Parts of southern Quebec have front-row seat for total solar eclipse

By Morgan Lowrie and Jacob Serebrin, The Canadian Press on April 8, 2024.

Hundreds of people walk to the ASTROlab, in Lac-Megantic, Que., Monday, April 8, 2024. Thousands of spectators are expected to gather at the ASTROlab at the summit of Mont Megantic to witness the total solar eclipse. THE CANADIAN PRESS/Jacques Boissinot

MONTREAL – People gathered across southern Quebec Monday to get a rare view of a total solar eclipse.

Parts of the province will have a front-row seat for the phenomenon, which occurs when the moon passes between the Earth and the sun, blocking out sunlight for a brief period.

The astronomical observatory in Mont-Mégantic provincial park has been preparing for more than a year for Monday’s cosmic spectacle, and the 2,500 tickets available for the exclusive event were quickly snapped up.

Ticket holders will be able to view the total eclipse at the ASTROlab, located at the foot of Mont Mégantic, using binoculars or telescopes equipped with special filters.

Benoît Reeves, a scientific communicator and son of late Canadian astrophysicist Hubert Reeves, travelled from Paris to Quebec just to see the eclipse.

He organizes astronomy trips in France around phenomena such as comets, eclipses or sky observation. The Montreal-born Reeves said the conditions are perfect and the centre of the path of totality passes almost right over Mont-Mégantic.

“Because I have already witnessed eclipses and it was so moving, such a powerful feeling that, well, I have to go back,” Reeves said. “It’s like an addiction.”

The sky above the region about 200 kilometres east of Montreal was forecast to be clear, as the path of totality travels over Mont Mégantic between 3:28 p.m. and 3:32 p.m.

In Montreal, viewing events are taking place at the Old Port, Université de Montréal’s CEPSUM stadium, on the campus of McGill University and at Parc Jean-Drapeau, where thousands gathered ahead of the event.

Michelle Crotteau, of Broadway, Va., was marking an eclipse-themed 60th birthday at Parc Jean-Drapeau. Crotteau said she witnessed a total eclipse in 2017 in Tennessee and wanted to be in Montreal to experience it once again.

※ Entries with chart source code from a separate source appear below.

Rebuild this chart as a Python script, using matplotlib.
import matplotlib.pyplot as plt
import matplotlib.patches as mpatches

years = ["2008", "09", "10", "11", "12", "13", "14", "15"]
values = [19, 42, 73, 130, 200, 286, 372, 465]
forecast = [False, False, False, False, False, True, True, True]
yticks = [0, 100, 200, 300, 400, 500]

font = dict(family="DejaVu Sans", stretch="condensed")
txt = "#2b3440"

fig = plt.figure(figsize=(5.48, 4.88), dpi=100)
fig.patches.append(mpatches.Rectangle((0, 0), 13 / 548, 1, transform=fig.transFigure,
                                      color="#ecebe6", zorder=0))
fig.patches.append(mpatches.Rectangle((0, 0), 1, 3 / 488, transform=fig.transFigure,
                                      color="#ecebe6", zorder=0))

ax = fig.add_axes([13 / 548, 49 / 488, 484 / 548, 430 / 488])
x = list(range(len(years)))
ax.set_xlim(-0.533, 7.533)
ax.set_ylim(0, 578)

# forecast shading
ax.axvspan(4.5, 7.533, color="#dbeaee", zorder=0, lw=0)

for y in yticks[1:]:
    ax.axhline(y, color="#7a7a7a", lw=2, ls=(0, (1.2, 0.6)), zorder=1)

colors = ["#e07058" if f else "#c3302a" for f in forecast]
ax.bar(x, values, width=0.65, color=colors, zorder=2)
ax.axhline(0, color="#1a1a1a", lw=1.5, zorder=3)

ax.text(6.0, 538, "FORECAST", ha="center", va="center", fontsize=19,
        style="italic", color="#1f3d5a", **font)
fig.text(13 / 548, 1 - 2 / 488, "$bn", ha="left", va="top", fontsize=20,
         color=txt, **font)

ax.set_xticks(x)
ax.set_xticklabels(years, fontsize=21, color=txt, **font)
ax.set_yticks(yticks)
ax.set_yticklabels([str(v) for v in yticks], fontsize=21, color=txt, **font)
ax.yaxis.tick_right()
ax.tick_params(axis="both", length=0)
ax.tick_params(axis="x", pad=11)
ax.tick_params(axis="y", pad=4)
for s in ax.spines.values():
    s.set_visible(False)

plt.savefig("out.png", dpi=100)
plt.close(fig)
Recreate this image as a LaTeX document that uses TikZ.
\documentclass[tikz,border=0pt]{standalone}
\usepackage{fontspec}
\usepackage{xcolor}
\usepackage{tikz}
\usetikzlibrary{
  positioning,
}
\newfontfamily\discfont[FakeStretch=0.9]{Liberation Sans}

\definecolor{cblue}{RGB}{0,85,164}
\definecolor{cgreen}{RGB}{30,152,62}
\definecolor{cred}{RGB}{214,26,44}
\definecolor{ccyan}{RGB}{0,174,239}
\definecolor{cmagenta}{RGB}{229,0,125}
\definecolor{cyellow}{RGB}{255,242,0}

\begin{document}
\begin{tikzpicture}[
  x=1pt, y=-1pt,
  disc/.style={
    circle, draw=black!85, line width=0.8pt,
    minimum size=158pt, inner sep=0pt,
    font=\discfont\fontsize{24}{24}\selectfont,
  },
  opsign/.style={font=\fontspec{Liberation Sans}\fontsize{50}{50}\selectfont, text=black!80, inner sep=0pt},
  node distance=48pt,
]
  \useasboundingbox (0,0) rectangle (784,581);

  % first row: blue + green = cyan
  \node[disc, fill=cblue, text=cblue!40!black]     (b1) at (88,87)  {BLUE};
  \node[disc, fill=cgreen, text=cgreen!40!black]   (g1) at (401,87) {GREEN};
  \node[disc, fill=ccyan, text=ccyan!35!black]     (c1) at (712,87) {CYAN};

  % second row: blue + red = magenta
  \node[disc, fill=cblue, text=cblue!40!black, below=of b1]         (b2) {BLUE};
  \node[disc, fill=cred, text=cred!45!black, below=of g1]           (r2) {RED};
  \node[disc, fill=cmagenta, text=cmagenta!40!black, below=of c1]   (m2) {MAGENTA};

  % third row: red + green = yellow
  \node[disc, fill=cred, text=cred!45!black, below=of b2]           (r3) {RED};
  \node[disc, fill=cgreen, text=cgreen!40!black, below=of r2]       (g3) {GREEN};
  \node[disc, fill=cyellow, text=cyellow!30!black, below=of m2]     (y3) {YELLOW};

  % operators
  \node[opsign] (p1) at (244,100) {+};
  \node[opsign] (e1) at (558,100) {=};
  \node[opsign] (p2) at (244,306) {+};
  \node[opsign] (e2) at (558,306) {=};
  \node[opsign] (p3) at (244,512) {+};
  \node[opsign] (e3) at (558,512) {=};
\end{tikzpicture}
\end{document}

“I think it’s very spiritual for me, and it just makes me feel part of the universe in a very special way,” Crotteau said, sporting a T-shirt that read “totality my 60th birthday.”

Roger and Sandra Kirkham, from the British island of Jersey, off the French coast, were in Montreal celebrating their 25th wedding anniversary and admitted they hadn’t known about the eclipse until recently.

“We saw a little about it in Europe but it wasn’t quite like it is over here, so it was a nice surprise,” Sandra Kirkham said. The couple had seen a solar eclipse in Great Britain in 1999 – coincidentally the year the couple married.

Outside the Montreal Science Centre, in the city’s Old Port, hundreds of people waited in a line stretching two city blocks ahead of a handout of free eclipse glasses. As people waited, one man walked by with a sign advertising glasses for sale for $10

Ralph Bschor, who was near the front of the line, said he’d been waiting since around 11 a.m.

Bschor, who witnessed a total eclipse in 2003, travelled from Germany to Montreal for the chance to see one again. “The moment is fantastic, when its getting dark and the birds stop,” Bschor said.

Nearby, Len Seals, an optical engineer at NASA, already had his eclipse glasses. For Seals, who worked on the James Webb Space Telescope, travelling to Montreal to see the eclipse was a chance to see the natural phenomenon as it happens, in person.

“I’m used to looking at things through a computer screen and seeing images, but not with my own eyes, that’s always a different experience,” said Seals who travelled from Washington, D.C., with his wife and two children.

The telescopes he works on allow researchers to see objects billions of light-years away.

“When you’re looking at space, you look back through time,” Seals said, while the eclipse is a chance to see something as it happens.

This report by The Canadian Press was first published April 8, 2024.

– With files from Stéphane Blais in Mont-Mégantic, Que.